:: Data excerpts ::
-*-*-
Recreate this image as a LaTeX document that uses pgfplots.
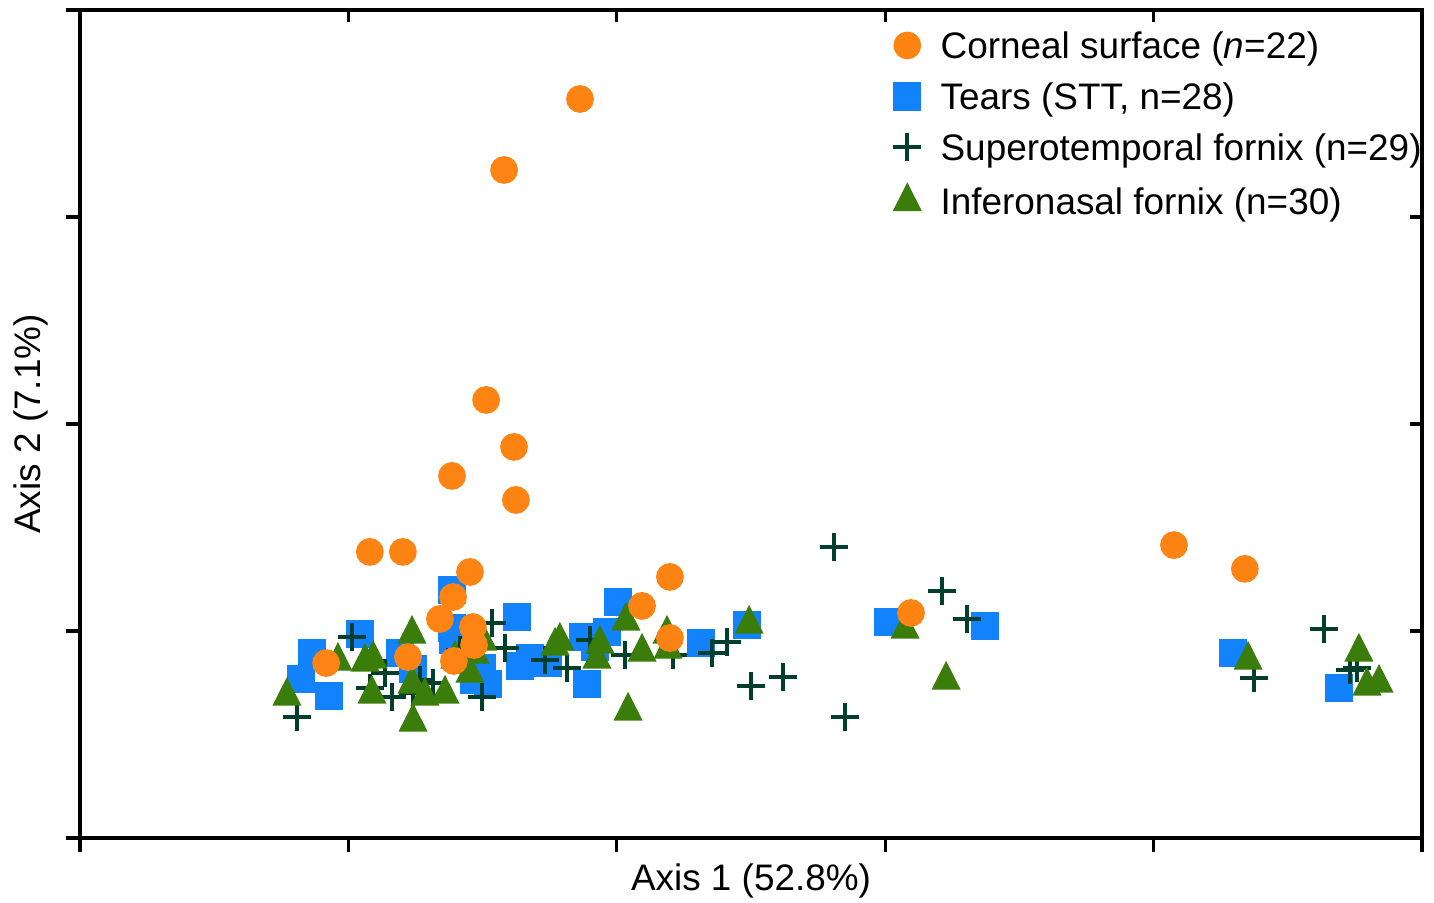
-*-*-
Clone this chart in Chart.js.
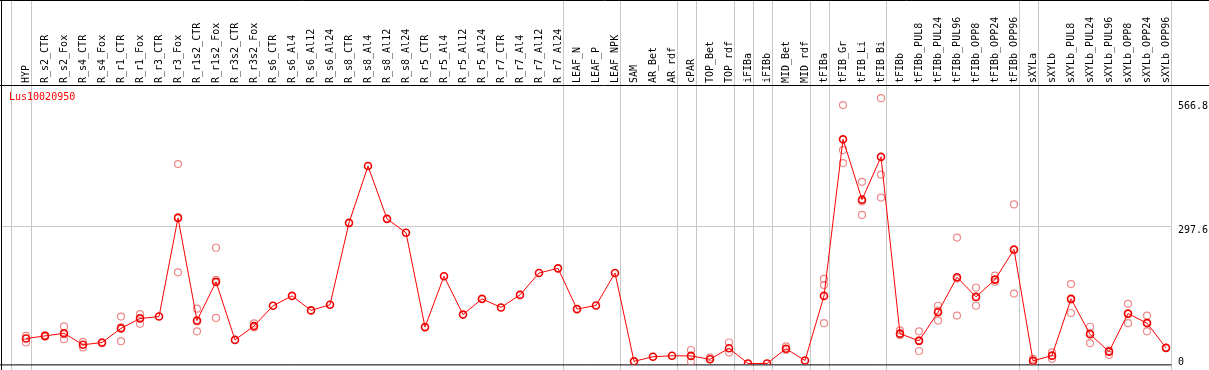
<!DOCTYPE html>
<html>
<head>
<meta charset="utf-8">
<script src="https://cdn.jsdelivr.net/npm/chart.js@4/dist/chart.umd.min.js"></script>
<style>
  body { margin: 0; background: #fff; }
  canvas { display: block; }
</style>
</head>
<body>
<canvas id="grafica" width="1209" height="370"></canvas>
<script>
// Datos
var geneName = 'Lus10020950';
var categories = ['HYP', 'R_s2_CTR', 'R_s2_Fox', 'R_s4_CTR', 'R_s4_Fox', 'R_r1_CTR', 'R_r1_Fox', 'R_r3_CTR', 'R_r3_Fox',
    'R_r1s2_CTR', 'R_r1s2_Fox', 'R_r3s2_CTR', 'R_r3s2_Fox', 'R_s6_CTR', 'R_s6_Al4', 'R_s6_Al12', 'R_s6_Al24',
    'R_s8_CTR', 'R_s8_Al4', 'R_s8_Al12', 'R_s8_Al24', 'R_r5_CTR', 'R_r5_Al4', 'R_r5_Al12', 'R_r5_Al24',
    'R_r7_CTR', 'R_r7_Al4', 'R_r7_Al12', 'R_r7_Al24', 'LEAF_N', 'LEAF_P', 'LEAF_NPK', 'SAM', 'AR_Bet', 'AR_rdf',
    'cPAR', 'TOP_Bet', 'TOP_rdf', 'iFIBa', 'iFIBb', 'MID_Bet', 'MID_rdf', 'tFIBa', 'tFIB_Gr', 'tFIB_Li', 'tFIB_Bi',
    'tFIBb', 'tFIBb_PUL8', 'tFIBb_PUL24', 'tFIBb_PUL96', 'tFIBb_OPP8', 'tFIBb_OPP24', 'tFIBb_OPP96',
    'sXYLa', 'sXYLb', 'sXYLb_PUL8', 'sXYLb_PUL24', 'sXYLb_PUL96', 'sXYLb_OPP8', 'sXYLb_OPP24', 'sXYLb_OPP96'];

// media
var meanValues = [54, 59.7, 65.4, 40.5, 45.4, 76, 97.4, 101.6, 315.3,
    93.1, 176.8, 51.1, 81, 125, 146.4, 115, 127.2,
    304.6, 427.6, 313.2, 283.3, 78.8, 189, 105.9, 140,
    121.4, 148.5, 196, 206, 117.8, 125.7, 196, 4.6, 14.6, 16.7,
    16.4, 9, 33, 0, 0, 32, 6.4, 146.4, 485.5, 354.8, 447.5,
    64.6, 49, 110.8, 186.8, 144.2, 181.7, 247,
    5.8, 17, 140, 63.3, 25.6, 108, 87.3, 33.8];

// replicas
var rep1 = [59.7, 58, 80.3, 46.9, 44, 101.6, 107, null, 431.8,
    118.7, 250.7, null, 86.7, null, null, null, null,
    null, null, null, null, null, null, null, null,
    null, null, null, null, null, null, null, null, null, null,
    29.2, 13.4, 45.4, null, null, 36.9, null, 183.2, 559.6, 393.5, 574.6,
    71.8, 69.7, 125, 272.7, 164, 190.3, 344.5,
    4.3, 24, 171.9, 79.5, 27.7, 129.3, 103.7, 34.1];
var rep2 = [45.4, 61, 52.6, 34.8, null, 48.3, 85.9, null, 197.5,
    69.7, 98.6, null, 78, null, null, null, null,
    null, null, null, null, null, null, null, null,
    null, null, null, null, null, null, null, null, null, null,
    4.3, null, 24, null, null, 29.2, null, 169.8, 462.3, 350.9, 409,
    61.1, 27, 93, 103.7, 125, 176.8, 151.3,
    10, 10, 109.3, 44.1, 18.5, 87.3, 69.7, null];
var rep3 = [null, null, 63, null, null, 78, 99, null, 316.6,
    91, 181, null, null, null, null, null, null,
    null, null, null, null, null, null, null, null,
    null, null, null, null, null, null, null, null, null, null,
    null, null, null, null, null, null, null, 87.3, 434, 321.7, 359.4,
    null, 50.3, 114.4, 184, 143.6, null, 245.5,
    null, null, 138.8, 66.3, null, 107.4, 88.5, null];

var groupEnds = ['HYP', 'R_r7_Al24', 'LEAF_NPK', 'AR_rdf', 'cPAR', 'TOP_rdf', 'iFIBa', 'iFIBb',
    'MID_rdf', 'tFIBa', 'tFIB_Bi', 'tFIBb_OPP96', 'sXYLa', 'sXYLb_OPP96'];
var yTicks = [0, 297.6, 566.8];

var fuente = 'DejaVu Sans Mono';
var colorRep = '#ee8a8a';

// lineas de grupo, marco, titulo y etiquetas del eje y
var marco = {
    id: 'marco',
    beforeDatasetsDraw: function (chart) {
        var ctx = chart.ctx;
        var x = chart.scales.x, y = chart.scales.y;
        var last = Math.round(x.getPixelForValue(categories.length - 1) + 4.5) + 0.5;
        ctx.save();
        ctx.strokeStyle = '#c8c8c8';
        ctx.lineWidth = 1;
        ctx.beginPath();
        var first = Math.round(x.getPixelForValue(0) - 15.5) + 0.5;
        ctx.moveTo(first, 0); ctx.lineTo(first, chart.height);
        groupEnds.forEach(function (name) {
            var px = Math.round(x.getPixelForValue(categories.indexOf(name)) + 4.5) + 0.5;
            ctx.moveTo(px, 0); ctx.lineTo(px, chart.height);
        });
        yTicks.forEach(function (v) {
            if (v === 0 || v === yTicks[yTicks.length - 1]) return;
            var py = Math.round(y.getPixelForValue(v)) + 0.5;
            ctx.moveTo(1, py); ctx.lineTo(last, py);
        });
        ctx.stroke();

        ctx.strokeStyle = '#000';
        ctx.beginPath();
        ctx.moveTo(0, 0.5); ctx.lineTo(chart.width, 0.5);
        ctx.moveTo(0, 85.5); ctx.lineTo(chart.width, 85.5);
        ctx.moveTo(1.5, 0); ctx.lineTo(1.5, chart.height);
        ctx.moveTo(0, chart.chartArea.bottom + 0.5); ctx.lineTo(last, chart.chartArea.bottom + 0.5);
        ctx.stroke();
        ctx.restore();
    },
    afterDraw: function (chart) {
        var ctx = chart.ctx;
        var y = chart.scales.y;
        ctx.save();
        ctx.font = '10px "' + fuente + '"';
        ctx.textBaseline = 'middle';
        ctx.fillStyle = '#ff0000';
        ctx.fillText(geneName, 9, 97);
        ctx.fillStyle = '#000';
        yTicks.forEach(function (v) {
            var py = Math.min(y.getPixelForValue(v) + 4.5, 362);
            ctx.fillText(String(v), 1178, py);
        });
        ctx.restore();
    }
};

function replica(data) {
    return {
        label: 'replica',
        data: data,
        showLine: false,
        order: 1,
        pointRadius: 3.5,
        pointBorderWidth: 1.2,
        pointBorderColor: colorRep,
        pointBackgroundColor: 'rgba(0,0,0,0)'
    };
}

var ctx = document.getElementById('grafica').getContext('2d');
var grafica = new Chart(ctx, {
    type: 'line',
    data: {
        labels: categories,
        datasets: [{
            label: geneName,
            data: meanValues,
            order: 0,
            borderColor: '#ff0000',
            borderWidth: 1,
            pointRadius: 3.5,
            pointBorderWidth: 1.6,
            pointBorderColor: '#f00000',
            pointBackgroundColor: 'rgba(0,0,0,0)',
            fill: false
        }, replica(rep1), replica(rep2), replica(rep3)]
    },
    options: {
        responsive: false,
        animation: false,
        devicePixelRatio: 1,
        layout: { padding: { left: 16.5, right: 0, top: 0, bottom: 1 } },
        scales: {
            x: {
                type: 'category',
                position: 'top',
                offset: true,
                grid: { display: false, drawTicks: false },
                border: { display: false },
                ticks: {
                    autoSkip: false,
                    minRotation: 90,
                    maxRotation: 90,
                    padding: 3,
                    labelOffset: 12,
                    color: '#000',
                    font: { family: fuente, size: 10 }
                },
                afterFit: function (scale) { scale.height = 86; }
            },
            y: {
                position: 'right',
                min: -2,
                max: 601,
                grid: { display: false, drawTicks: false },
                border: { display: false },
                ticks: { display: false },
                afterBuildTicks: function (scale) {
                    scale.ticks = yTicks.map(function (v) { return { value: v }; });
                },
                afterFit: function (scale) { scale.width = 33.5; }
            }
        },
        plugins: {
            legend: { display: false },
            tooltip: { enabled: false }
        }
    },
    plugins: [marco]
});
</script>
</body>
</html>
-*-*-
:: What to do ::
Give again, word for word, the lines from the one that contains "Clone this chart in Chart.js." to the one that contains "5.8, 17, 140, 63.3, 25.6, 108, 87.3, 33.8];", both included. Omit the pictures.

:: Answer to the exercise ::
Clone this chart in Chart.js.
<!DOCTYPE html>
<html>
<head>
<meta charset="utf-8">
<script src="https://cdn.jsdelivr.net/npm/chart.js@4/dist/chart.umd.min.js"></script>
<style>
  body { margin: 0; background: #fff; }
  canvas { display: block; }
</style>
</head>
<body>
<canvas id="grafica" width="1209" height="370"></canvas>
<script>
// Datos
var geneName = 'Lus10020950';
var categories = ['HYP', 'R_s2_CTR', 'R_s2_Fox', 'R_s4_CTR', 'R_s4_Fox', 'R_r1_CTR', 'R_r1_Fox', 'R_r3_CTR', 'R_r3_Fox',
    'R_r1s2_CTR', 'R_r1s2_Fox', 'R_r3s2_CTR', 'R_r3s2_Fox', 'R_s6_CTR', 'R_s6_Al4', 'R_s6_Al12', 'R_s6_Al24',
    'R_s8_CTR', 'R_s8_Al4', 'R_s8_Al12', 'R_s8_Al24', 'R_r5_CTR', 'R_r5_Al4', 'R_r5_Al12', 'R_r5_Al24',
    'R_r7_CTR', 'R_r7_Al4', 'R_r7_Al12', 'R_r7_Al24', 'LEAF_N', 'LEAF_P', 'LEAF_NPK', 'SAM', 'AR_Bet', 'AR_rdf',
    'cPAR', 'TOP_Bet', 'TOP_rdf', 'iFIBa', 'iFIBb', 'MID_Bet', 'MID_rdf', 'tFIBa', 'tFIB_Gr', 'tFIB_Li', 'tFIB_Bi',
    'tFIBb', 'tFIBb_PUL8', 'tFIBb_PUL24', 'tFIBb_PUL96', 'tFIBb_OPP8', 'tFIBb_OPP24', 'tFIBb_OPP96',
    'sXYLa', 'sXYLb', 'sXYLb_PUL8', 'sXYLb_PUL24', 'sXYLb_PUL96', 'sXYLb_OPP8', 'sXYLb_OPP24', 'sXYLb_OPP96'];

// media
var meanValues = [54, 59.7, 65.4, 40.5, 45.4, 76, 97.4, 101.6, 315.3,
    93.1, 176.8, 51.1, 81, 125, 146.4, 115, 127.2,
    304.6, 427.6, 313.2, 283.3, 78.8, 189, 105.9, 140,
    121.4, 148.5, 196, 206, 117.8, 125.7, 196, 4.6, 14.6, 16.7,
    16.4, 9, 33, 0, 0, 32, 6.4, 146.4, 485.5, 354.8, 447.5,
    64.6, 49, 110.8, 186.8, 144.2, 181.7, 247,
    5.8, 17, 140, 63.3, 25.6, 108, 87.3, 33.8];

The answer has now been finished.